31 - Ora a douta decisão sumária não refere o facto de o ora reclamante ter invocado expressamente a inconstitucionalidade o artigo 18º do CRP.
32 – Por esse facto há clara omissão na decisão sumária proferido pela Excelentíssima Senhora Conselheira Relatora.
33 – Conforme fora já invocado pelo ora reclamante, o pressuposto material para a restrição legítima de direitos, liberdades e garantias consiste naquilo que genericamente se designa por princípio da proporcionalidade.
34 - Foi a LC n° 1/82 que deu expressa guarida constitucional a tal princípio (artigo 18° n.º 2, I parte), embora já antes, não obstante a ausência de texto expresso, ele fosse considerado um princípio material inerente ao regime dos direitos, liberdades e garantias.
(…)
39 - Apesar de se admitir com facilidade, e diga-se de passagem, com a hombridade e dignidade que tal posição e cargo impõem, impede-se, sem agravo nem apelo, excepção seja feita ao presente recurso, o exercício do direito de defesa de direitos consagrados constitucionalmente e condição básica, aliás, da própria vida em sociedade.
40 – O direito ao recurso tem cabimento no âmbito das garantias de defesa consagradas no artigo 32º da CRP e desde logo, por força do direito de acesso aos tribunais consagrado no artigo 20º da nossa lei fundamental.”
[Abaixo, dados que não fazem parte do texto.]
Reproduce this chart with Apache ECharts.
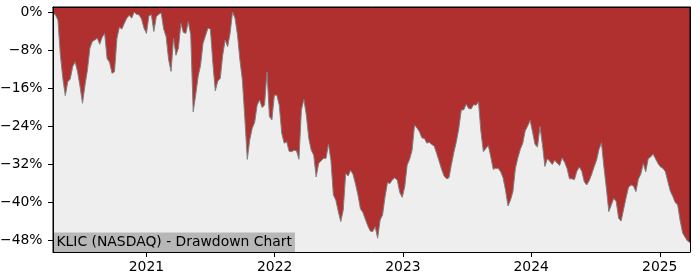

3. Notificado para os efeitos previstos no n.º 2 do artigo 77º, da LTC, o Ministério Público apresentou o seguinte parecer:
“1º
Pela douta Decisão Sumária n.º 415/11 não se tomou conhecimento do objecto do recurso no que respeita às duas questões suscitadas pelo recorrente.
2º
Ora, parece-nos evidente que, no que toca à primeira, relacionada com o artigo 410.º, n.º 2, do CPP, i) não foi enunciada no requerimento de interposição de recurso uma questão da inconstitucionalidade normativa, ii) a norma não foi aplicada no sentido que lhe foi atribuído pelo recorrente, nem na decisão da 1.ª instância, nem no Acórdão da Relação, ora recorrido.
3.º
Quanto à outra questão, afirmando o recorrente no requerimento de interposição do recurso que pretendia ver apreciada a inconstitucionalidade de um acórdão de fixação de jurisprudência (de 8 de Fevereiro de 2009), parece-nos evidente que não vem enunciada qualquer questão que possa constituir objecto idóneo do recurso de constitucionalidade, interposto ao abrigo da alínea b) do n.º 1 do artigo 70.º da LTC.
4.º
Na reclamação agora apresentada, o recorrente limita-se a tecer considerações gerais sobre a tipologia dos princípios jurídicos fundamentais e sobre o princípio do duplo grau de jurisdição, nada se dizendo sobre as razões porque entende que se verificavam, no caso, os pressupostos de admissibilidade do recurso.
5.º
Quanto à douta Decisão Sumária não se ter pronunciado sobre a inconstitucionalidade dos artigos 18.º e 32.º da Constituição, não tinha que o fazer porque no requerimento de interposição do recurso – onde se fixa o seu objecto - não constava essa questão, que, aliás, nos parece desprovida de sentido.
6.º
Pelo exposto, deve indeferir-se a reclamação.”
Posto isto, importa apreciar e decidir.
II – Fundamentação
4. Em primeiro lugar, importa frisar que a decisão sumária ora reclamada decidiu não conhecer do objecto do recurso com fundamento, por um lado, na ausência de uma questão de constitucionalidade normativa e, por outro lado, na não aplicação da norma cuja inconstitucionalidade é invocada pelo tribunal recorrido.
Ora, a presente reclamação não logra pôr em causa nenhum destes fundamentos, limitando-se o reclamante a tecer considerações gerais sobre princípios constitucionais, incluindo o do duplo grau de jurisdição e a apontar uma omissão de pronuncia acerca da “inconstitucionalidade do artigo 18º e 32º da CRP”.
O que se verifica é que, tendo este Tribunal decidido não conhecer do objecto do recurso, não tem de se pronunciar sobre o fundo da questão, pelo que não há qualquer omissão de pronúncia.
Por conseguinte, confirma-se integralmente a fundamentação adoptada pela decisão reclamada.
III - Decisão
Em face do exposto, decide-se indeferir a presente reclamação.
Fixam-se as custas devidas pelo recorrente em 20 UC´s, nos termos do artigo 7º do Decreto-Lei n.º 303/98, de 07 de Outubro.
Lisboa, 07 de Dezembro de 2011.- Ana Maria Guerra Martins – Vítor Gomes – Gil Galvão.